DIRECTIVE
Restate the listing below word for word, omitting any images.

SUPPLIED DATA
========================
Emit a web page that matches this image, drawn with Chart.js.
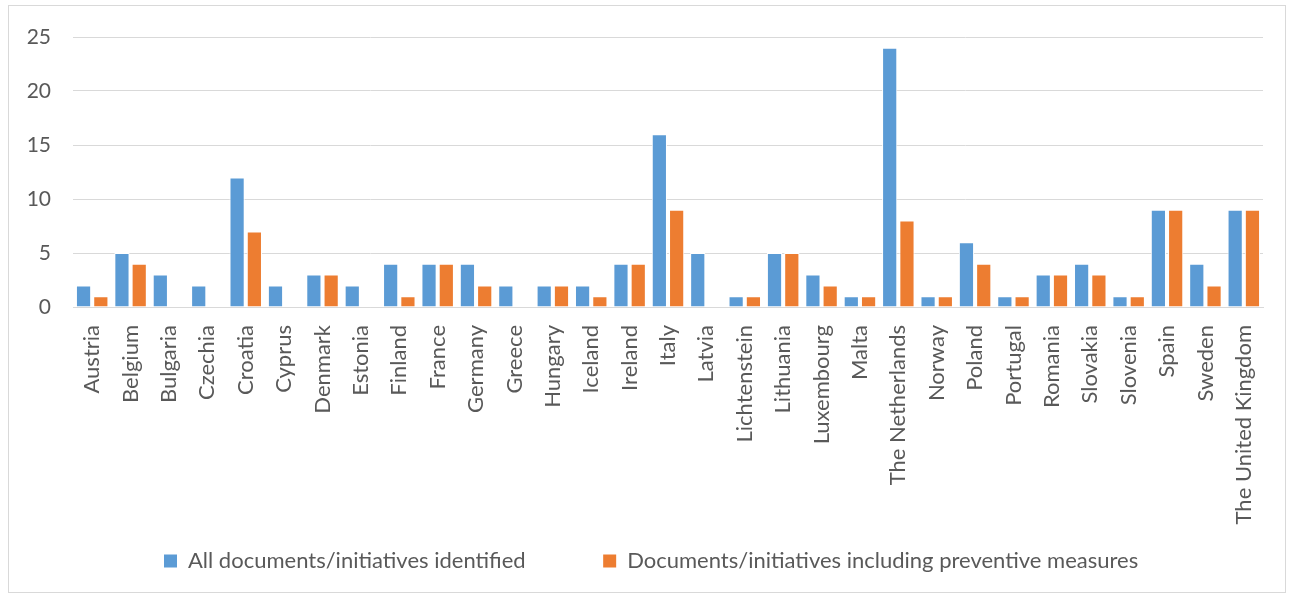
<!DOCTYPE html>
<html>
<head>
<meta charset="utf-8">
<script src="https://cdn.jsdelivr.net/npm/chart.js@4/dist/chart.umd.min.js"></script>
<style>
  body { margin: 0; background: #fff; }
  #frame { position: absolute; left: 8px; top: 5px; width: 1276px; height: 586px; border: 1px solid #d9d9d9; }
  #wrap { position: absolute; left: 0; top: 0; width: 1290px; height: 595px; }
</style>
</head>
<body>
<div id="frame"></div>
<div id="wrap"><canvas id="myChart"></canvas></div>
<script>
// countries along the x axis
var countries = ["Austria", "Belgium", "Bulgaria", "Czechia", "Croatia", "Cyprus", "Denmark", "Estonia",
  "Finland", "France", "Germany", "Greece", "Hungary", "Iceland", "Ireland", "Italy", "Latvia",
  "Lichtenstein", "Lithuania", "Luxembourg", "Malta", "The Netherlands", "Norway", "Poland",
  "Portugal", "Romania", "Slovakia", "Slovenia", "Spain", "Sweden", "The United Kingdom"];

// series values
var allDocs = [2, 5, 3, 2, 12, 2, 3, 2, 4, 4, 4, 2, 2, 2, 4, 16, 5, 1, 5, 3, 1, 24, 1, 6, 1, 3, 4, 1, 9, 4, 9];
var preventive = [1, 4, 0, 0, 7, 0, 3, 0, 1, 4, 2, 0, 2, 1, 4, 9, 0, 1, 5, 2, 1, 8, 1, 4, 1, 3, 3, 1, 9, 2, 9];

var seriesNames = ["All documents/initiatives identified", "Documents/initiatives including preventive measures"];
var yTicks = [0, 5, 10, 15, 20, 25];

var ctx = document.getElementById('myChart');
var chart = new Chart(ctx, {
  type: 'bar',
  data: {
    labels: countries,
    datasets: [{
      label: seriesNames[0],
      backgroundColor: '#5B9BD5',
      borderColor: '#ffffff',
      borderWidth: 1,
      data: allDocs
    }, {
      label: seriesNames[1],
      backgroundColor: '#ED7D31',
      borderColor: '#ffffff',
      borderWidth: 1,
      data: preventive
    }]
  },
  options: {
    responsive: true,
    maintainAspectRatio: false,
    animation: false,
    layout: { padding: { left: 20, right: 27, top: 37, bottom: 13 } },
    datasets: { bar: { categoryPercentage: 0.9, barPercentage: 0.88 } },
    plugins: {
      legend: {
        position: 'bottom',
        fullSize: false,
        labels: {
          font: { family: 'Lato', size: 22 },
          color: '#595959',
          boxWidth: 13,
          boxHeight: 13,
          padding: 10,
          generateLabels: function(chart) {
            var items = Chart.defaults.plugins.legend.labels.generateLabels(chart);
            // wider gap after the first entry, and nudge the row a bit left
            items[0].text = items[0].text + '            ';
            items[1].text = items[1].text + '      ';
            items.forEach(function(it) { it.lineWidth = 0; });
            return items;
          }
        }
      },
      tooltip: { enabled: false }
    },
    scales: {
      x: {
        afterFit: function(axis) { axis.height = 233; },
        grid: { display: false, drawTicks: false },
        border: { color: '#d9d9d9', width: 1 },
        ticks: {
          minRotation: 90,
          maxRotation: 90,
          color: '#595959',
          font: { family: 'Lato', size: 22 },
          padding: 18,
          autoSkip: false
        }
      },
      y: {
        min: yTicks[0],
        max: yTicks[yTicks.length - 1],
        afterBuildTicks: function(axis) {
          axis.ticks = yTicks.map(function(v) { return { value: v }; });
        },
        afterFit: function(axis) { axis.width = 53; },
        grid: { color: '#d9d9d9', lineWidth: 1, drawTicks: false },
        border: { display: false },
        ticks: {
          color: '#595959',
          font: { family: 'Lato', size: 21 },
          padding: 22
        }
      }
    }
  }
});
</script>
</body>
</html>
========================
ANSWER BELOW
Emit a web page that matches this image, drawn with Chart.js.
<!DOCTYPE html>
<html>
<head>
<meta charset="utf-8">
<script src="https://cdn.jsdelivr.net/npm/chart.js@4/dist/chart.umd.min.js"></script>
<style>
  body { margin: 0; background: #fff; }
  #frame { position: absolute; left: 8px; top: 5px; width: 1276px; height: 586px; border: 1px solid #d9d9d9; }
  #wrap { position: absolute; left: 0; top: 0; width: 1290px; height: 595px; }
</style>
</head>
<body>
<div id="frame"></div>
<div id="wrap"><canvas id="myChart"></canvas></div>
<script>
// countries along the x axis
var countries = ["Austria", "Belgium", "Bulgaria", "Czechia", "Croatia", "Cyprus", "Denmark", "Estonia",
  "Finland", "France", "Germany", "Greece", "Hungary", "Iceland", "Ireland", "Italy", "Latvia",
  "Lichtenstein", "Lithuania", "Luxembourg", "Malta", "The Netherlands", "Norway", "Poland",
  "Portugal", "Romania", "Slovakia", "Slovenia", "Spain", "Sweden", "The United Kingdom"];

// series values
var allDocs = [2, 5, 3, 2, 12, 2, 3, 2, 4, 4, 4, 2, 2, 2, 4, 16, 5, 1, 5, 3, 1, 24, 1, 6, 1, 3, 4, 1, 9, 4, 9];
var preventive = [1, 4, 0, 0, 7, 0, 3, 0, 1, 4, 2, 0, 2, 1, 4, 9, 0, 1, 5, 2, 1, 8, 1, 4, 1, 3, 3, 1, 9, 2, 9];

var seriesNames = ["All documents/initiatives identified", "Documents/initiatives including preventive measures"];
var yTicks = [0, 5, 10, 15, 20, 25];

var ctx = document.getElementById('myChart');
var chart = new Chart(ctx, {
  type: 'bar',
  data: {
    labels: countries,
    datasets: [{
      label: seriesNames[0],
      backgroundColor: '#5B9BD5',
      borderColor: '#ffffff',
      borderWidth: 1,
      data: allDocs
    }, {
      label: seriesNames[1],
      backgroundColor: '#ED7D31',
      borderColor: '#ffffff',
      borderWidth: 1,
      data: preventive
    }]
  },
  options: {
    responsive: true,
    maintainAspectRatio: false,
    animation: false,
    layout: { padding: { left: 20, right: 27, top: 37, bottom: 13 } },
    datasets: { bar: { categoryPercentage: 0.9, barPercentage: 0.88 } },
    plugins: {
      legend: {
        position: 'bottom',
        fullSize: false,
        labels: {
          font: { family: 'Lato', size: 22 },
          color: '#595959',
          boxWidth: 13,
          boxHeight: 13,
          padding: 10,
          generateLabels: function(chart) {
            var items = Chart.defaults.plugins.legend.labels.generateLabels(chart);
            // wider gap after the first entry, and nudge the row a bit left
            items[0].text = items[0].text + '            ';
            items[1].text = items[1].text + '      ';
            items.forEach(function(it) { it.lineWidth = 0; });
            return items;
          }
        }
      },
      tooltip: { enabled: false }
    },
    scales: {
      x: {
        afterFit: function(axis) { axis.height = 233; },
        grid: { display: false, drawTicks: false },
        border: { color: '#d9d9d9', width: 1 },
        ticks: {
          minRotation: 90,
          maxRotation: 90,
          color: '#595959',
          font: { family: 'Lato', size: 22 },
          padding: 18,
          autoSkip: false
        }
      },
      y: {
        min: yTicks[0],
        max: yTicks[yTicks.length - 1],
        afterBuildTicks: function(axis) {
          axis.ticks = yTicks.map(function(v) { return { value: v }; });
        },
        afterFit: function(axis) { axis.width = 53; },
        grid: { color: '#d9d9d9', lineWidth: 1, drawTicks: false },
        border: { display: false },
        ticks: {
          color: '#595959',
          font: { family: 'Lato', size: 21 },
          padding: 22
        }
      }
    }
  }
});
</script>
</body>
</html>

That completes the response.